The launch party for Ancient History Magazine was a big success and we are all pretty chuffed with the response that the first issue of the magazine has yet so far. If all has gone well, you should have received your copy of the magazine if you are a subscriber. If you were a Kickstarter backer and are supposed to receive a signed copy of the first issue, it might still be underway, depending on where you live.
In the meantime, Jona is hard at work at polishing off the second issue, which will deal with Caracalla, and has also been plugging away at the issue after that, which focuses on Pergamon. Those two topics are interesting as Ancient History Magazine focuses on the non-military aspects, whereas the aspects perhaps most familiar to reglar readers will be the more belligerent ones: Caracalla as the severe, would-be conqueror, and Pergamon’s struggles with the Galatians, respectively. But have a look at the editorial plan to get an idea of what to expect for those two issues: I think you’ll like them.
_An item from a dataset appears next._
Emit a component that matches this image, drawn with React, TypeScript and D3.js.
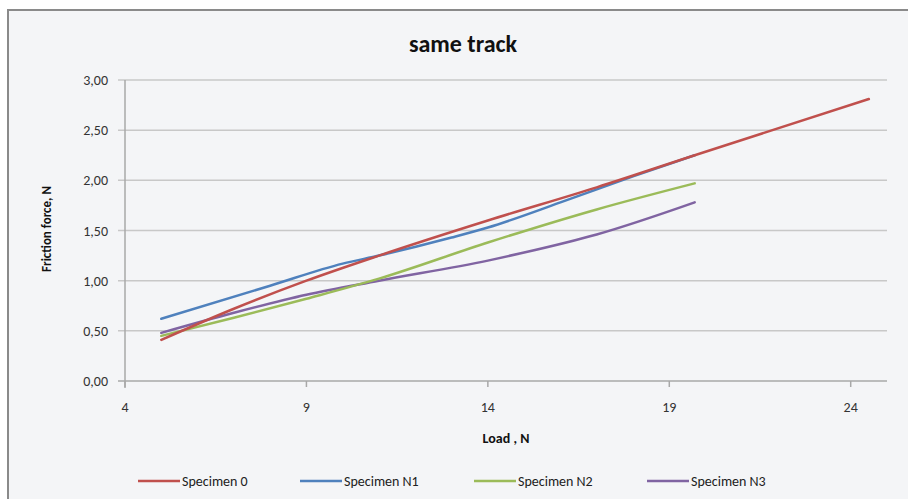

But we’re not completely done yet with the first issue. Some Kickstarter backers were promised ‘extra content’, and I have this week finished putting my editorial polish on the articles that were written for this purpose. Unlike reported earlier in this blog post, the new content will be made into a separate PDF consisting of ten pages.
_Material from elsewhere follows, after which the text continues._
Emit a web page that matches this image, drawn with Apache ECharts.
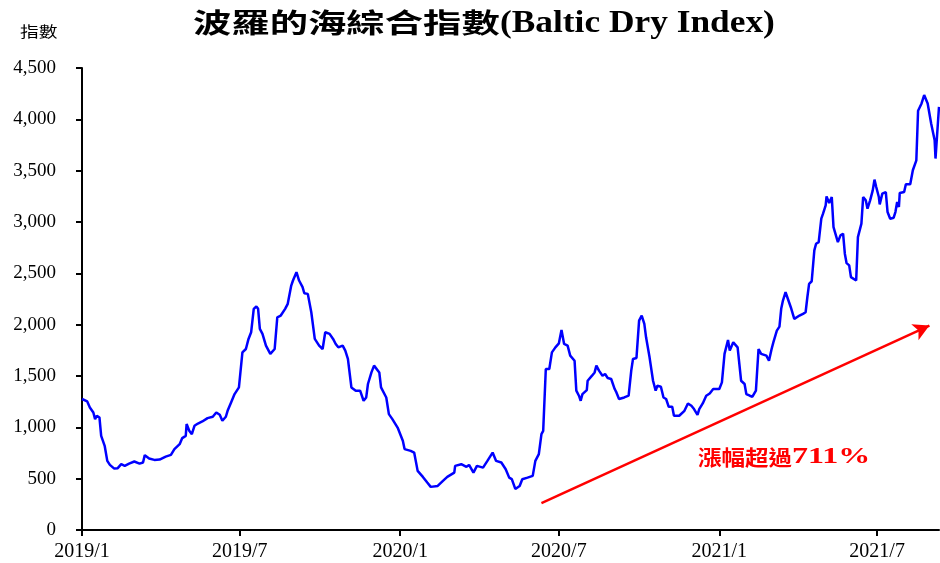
<!DOCTYPE html>
<html><head><meta charset="utf-8">
<script src="https://cdn.jsdelivr.net/npm/echarts@6/dist/echarts.min.js"></script>
<style>html,body{margin:0;padding:0;background:#fff}#c{width:940px;height:563px}</style>
</head><body><div id="c"></div>
<script>
// ---- data ----
const dates = [
'2019-01-01','2019-01-07','2019-01-10','2019-01-14','2019-01-16','2019-01-18','2019-01-21','2019-01-23','2019-01-27','2019-01-30',
'2019-02-02','2019-02-07','2019-02-11','2019-02-15','2019-02-19','2019-02-24','2019-03-02','2019-03-08','2019-03-12','2019-03-14',
'2019-03-19','2019-03-25','2019-03-31','2019-04-02','2019-04-07','2019-04-13','2019-04-17','2019-04-23','2019-04-26','2019-04-30',
'2019-05-01','2019-05-04','2019-05-07','2019-05-10','2019-05-14','2019-05-19','2019-05-25','2019-05-31','2019-06-04','2019-06-08',
'2019-06-11','2019-06-15','2019-06-17','2019-06-21','2019-06-25','2019-06-30','2019-07-04','2019-07-08','2019-07-11','2019-07-14',
'2019-07-17','2019-07-20','2019-07-22','2019-07-24','2019-07-27','2019-07-31','2019-08-05','2019-08-10','2019-08-13','2019-08-17',
'2019-08-19','2019-08-22','2019-08-25','2019-08-29','2019-08-31','2019-09-04','2019-09-07','2019-09-11','2019-09-13','2019-09-17',
'2019-09-21','2019-09-23','2019-09-25','2019-09-30','2019-10-04','2019-10-07','2019-10-12','2019-10-16','2019-10-19','2019-10-22',
'2019-10-27','2019-10-30','2019-11-02','2019-11-06','2019-11-11','2019-11-16','2019-11-20','2019-11-23','2019-11-25','2019-11-29',
'2019-12-02','2019-12-08','2019-12-10','2019-12-16','2019-12-19','2019-12-23','2019-12-29','2020-01-04','2020-01-06','2020-01-13',
'2020-01-17','2020-01-21','2020-01-27','2020-02-01','2020-02-05','2020-02-13','2020-02-19','2020-02-24','2020-03-03','2020-03-04',
'2020-03-11','2020-03-17','2020-03-20','2020-03-25','2020-03-29','2020-04-05','2020-04-10','2020-04-16','2020-04-20','2020-04-26',
'2020-05-01','2020-05-05','2020-05-08','2020-05-12','2020-05-17','2020-05-20','2020-05-26','2020-06-01','2020-06-04','2020-06-08',
'2020-06-11','2020-06-13','2020-06-16','2020-06-20','2020-06-23','2020-06-27','2020-07-01','2020-07-04','2020-07-07','2020-07-11',
'2020-07-14','2020-07-19','2020-07-21','2020-07-24','2020-07-26','2020-07-28','2020-08-02','2020-08-03','2020-08-08','2020-08-11',
'2020-08-13','2020-08-16','2020-08-20','2020-08-23','2020-08-26','2020-08-30','2020-09-03','2020-09-05','2020-09-08','2020-09-14',
'2020-09-19','2020-09-22','2020-09-24','2020-09-28','2020-10-01','2020-10-04','2020-10-07','2020-10-09','2020-10-13','2020-10-17',
'2020-10-20','2020-10-22','2020-10-26','2020-10-29','2020-11-01','2020-11-04','2020-11-08','2020-11-10','2020-11-16','2020-11-22',
'2020-11-26','2020-11-30','2020-12-03','2020-12-07','2020-12-09','2020-12-13','2020-12-17','2020-12-21','2020-12-25','2021-01-01',
'2021-01-04','2021-01-07','2021-01-11','2021-01-13','2021-01-17','2021-01-22','2021-01-26','2021-01-30','2021-02-01','2021-02-05',
'2021-02-08','2021-02-12','2021-02-15','2021-02-18','2021-02-24','2021-02-27','2021-03-02','2021-03-04','2021-03-08','2021-03-11',
'2021-03-13','2021-03-15','2021-03-18','2021-03-20','2021-03-24','2021-03-28','2021-04-03','2021-04-07','2021-04-10','2021-04-12',
'2021-04-14','2021-04-17','2021-04-20','2021-04-22','2021-04-25','2021-04-28','2021-04-30','2021-05-03','2021-05-04','2021-05-07',
'2021-05-10','2021-05-12','2021-05-17','2021-05-20','2021-05-23','2021-05-25','2021-05-27','2021-05-30','2021-06-01','2021-06-07',
'2021-06-09','2021-06-13','2021-06-15','2021-06-18','2021-06-20','2021-06-23','2021-06-26','2021-06-28','2021-06-30','2021-07-03',
'2021-07-04','2021-07-07','2021-07-11','2021-07-13','2021-07-16','2021-07-20','2021-07-22','2021-07-24','2021-07-26','2021-07-27',
'2021-08-01','2021-08-03','2021-08-08','2021-08-11','2021-08-15','2021-08-17','2021-08-21','2021-08-24','2021-08-28','2021-09-01',
'2021-09-05','2021-09-06','2021-09-10'
];
const values = [
1276,1252,1194,1145,1080,1113,1096,917,820,673,
634,598,602,641,625,647,667,647,657,729,
696,683,686,673,715,732,788,836,895,917,
1032,966,934,1015,1037,1057,1090,1103,1145,1122,
1064,1103,1161,1242,1324,1389,1730,1763,1861,1926,
2154,2177,2154,1959,1910,1796,1715,1763,2072,2089,
2072,2154,2203,2381,2430,2511,2430,2365,2306,2300,
2121,2105,1861,1796,1763,1926,1910,1861,1812,1779,
1796,1747,1666,1389,1357,1357,1259,1291,1422,1535,
1601,1535,1389,1291,1129,1080,998,869,788,771,
754,576,517,462,420,429,478,517,559,625,
641,615,634,559,625,608,673,754,673,657,
592,510,495,400,429,495,510,527,673,739,
934,966,1568,1568,1730,1779,1818,1949,1812,1796,
1698,1649,1357,1308,1259,1324,1363,1454,1503,1535,
1601,1552,1503,1519,1481,1471,1373,1340,1276,1291,
1308,1552,1666,1676,2040,2089,2007,1877,1682,1454,
1357,1405,1396,1291,1276,1200,1200,1113,1113,1161,
1233,1210,1178,1122,1178,1233,1308,1330,1373,1373,
1438,1715,1851,1747,1828,1779,1454,1422,1324,1308,
1298,1357,1763,1715,1698,1649,1763,1828,1942,1981,
2154,2235,2316,2267,2170,2056,2089,2105,2121,2267,
2398,2423,2723,2788,2804,3032,3081,3162,3250,3185,
3243,2950,2804,2870,2886,2691,2599,2577,2463,2430,
2853,2984,3243,3211,3130,3211,3308,3413,3341,3243,
3172,3276,3292,3097,3032,3042,3097,3194,3146,3283,
3292,3367,3367,3504,3601,4083,4155,4236,4155,3960,
3797,3618,4122
];
const xTickDates = ['2019-01-01','2019-07-01','2020-01-01','2020-07-01','2021-01-01','2021-07-01'];
const yMin = 0, yMax = 4500, yStep = 500;
const arrowStart = ['2020-06-11', 261];
const arrowEnd = ['2021-08-30', 1991];
const titleCJK = '波羅的海綜合指數';
const titleEN = '(Baltic Dry Index)';
const unitLabel = '指數';
const noteCJK = '漲幅超過';
const notePct = '711%';

function ts(s){ const p = s.split('-').map(Number); return Date.UTC(p[0], p[1]-1, p[2]); }

const chart = echarts.init(document.getElementById('c'), null, {renderer:'canvas'});
chart.setOption({
  animation: false,
  grid: {left: 82, right: 1, top: 68, bottom: 33, containLabel: false},
  xAxis: {
    type: 'value',
    min: ts(dates[0]), max: ts(dates[dates.length-1]),
    axisLine: {lineStyle: {color: '#000', width: 2}},
    axisTick: {show: true, customValues: xTickDates.map(ts), length: 6, lineStyle: {color: '#000', width: 2}},
    axisLabel: {
      customValues: xTickDates.map(ts),
      formatter: function(v){ const d = new Date(v); return d.getUTCFullYear() + '/' + (d.getUTCMonth()+1); },
      color: '#000', fontFamily: 'Liberation Serif', fontSize: 20, margin: 12
    },
    splitLine: {show: false}
  },
  yAxis: {
    type: 'value', min: yMin, max: yMax, interval: yStep,
    axisLine: {show: true, lineStyle: {color: '#000', width: 2}},
    axisTick: {show: true, length: 6, lineStyle: {color: '#000', width: 2}},
    axisLabel: {formatter: function(v){ return v.toLocaleString('en-US'); }, color: '#000', fontFamily: 'Liberation Serif', fontSize: 19, margin: 26},
    splitLine: {show: false}
  },
  series: [{
    type: 'line',
    data: dates.map(function(d, i){ return [ts(d), values[i]]; }),
    showSymbol: false, symbol: 'none',
    lineStyle: {color: '#0000FF', width: 2.5},
    markLine: {
      silent: true, symbol: ['none', 'arrow'], symbolSize: [13, 16],
      label: {show: false},
      lineStyle: {color: '#FF0000', width: 2.5, type: 'solid'},
      data: [[{coord: [ts(arrowStart[0]), arrowStart[1]]}, {coord: [ts(arrowEnd[0]), arrowEnd[1]]}]]
    }
  }],
  graphic: [
    {type: 'text', x: 193, y: 23, scaleX: 1.42, style: {text: titleCJK, fontSize: 27, fontWeight: 'bold', fontFamily: '"Noto Sans CJK TC"', fill: '#000', align: 'left', verticalAlign: 'middle'}},
    {type: 'text', x: 500, y: 24, scaleX: 1.14, style: {text: titleEN, fontSize: 31, fontWeight: 'bold', fontFamily: '"Liberation Serif"', fill: '#000', align: 'left', verticalAlign: 'middle'}},
    {type: 'text', x: 20, y: 31, scaleX: 1.25, style: {text: unitLabel, fontSize: 15, fontFamily: '"Noto Sans CJK TC"', fill: '#000', align: 'left', verticalAlign: 'middle'}},
    {type: 'text', x: 698, y: 457, scaleX: 1.12, style: {text: noteCJK, fontSize: 21, fontWeight: 'bold', fontFamily: '"Noto Sans CJK TC"', fill: '#FF0000', align: 'left', verticalAlign: 'middle'}},
    {type: 'text', x: 792, y: 457, scaleX: 1.39, style: {text: notePct, fontSize: 23, fontWeight: 'bold', fontFamily: '"Liberation Serif"', fill: '#FF0000', align: 'left', verticalAlign: 'middle'}}
  ]
});
</script>
</body></html>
The new content consists of four new articles written by regular contributors to Ancient Warfare. Seán Hußmann has written an article on Herodotus as, briefly put, the ‘Father of Investigative Journalism’. The article emphasizes that some who critique Herodotus for being a poor historian are being rather unfair. A short article by Sidney Dean deals with an ancient papyrus that contains instructions on how to create forgeries. Marc DeSantis’ contribution is on the Phoenician circumnavigation of Africa (an article that was difficult to find pictures for, I can tell you!). Finally, Gareth Williams has written a piece on how the ancient Greeks said ‘Goodbye’; it deals with death and funerals, but without becoming dour.
Only Kickstarters will be able to read the new content for the time being, but we’ll make it available to everyone at some point down the line, probably for a modest fee. We’ll be importing the texts and pictures into InDesign soon and the PDF should make its way to backers before the month is out.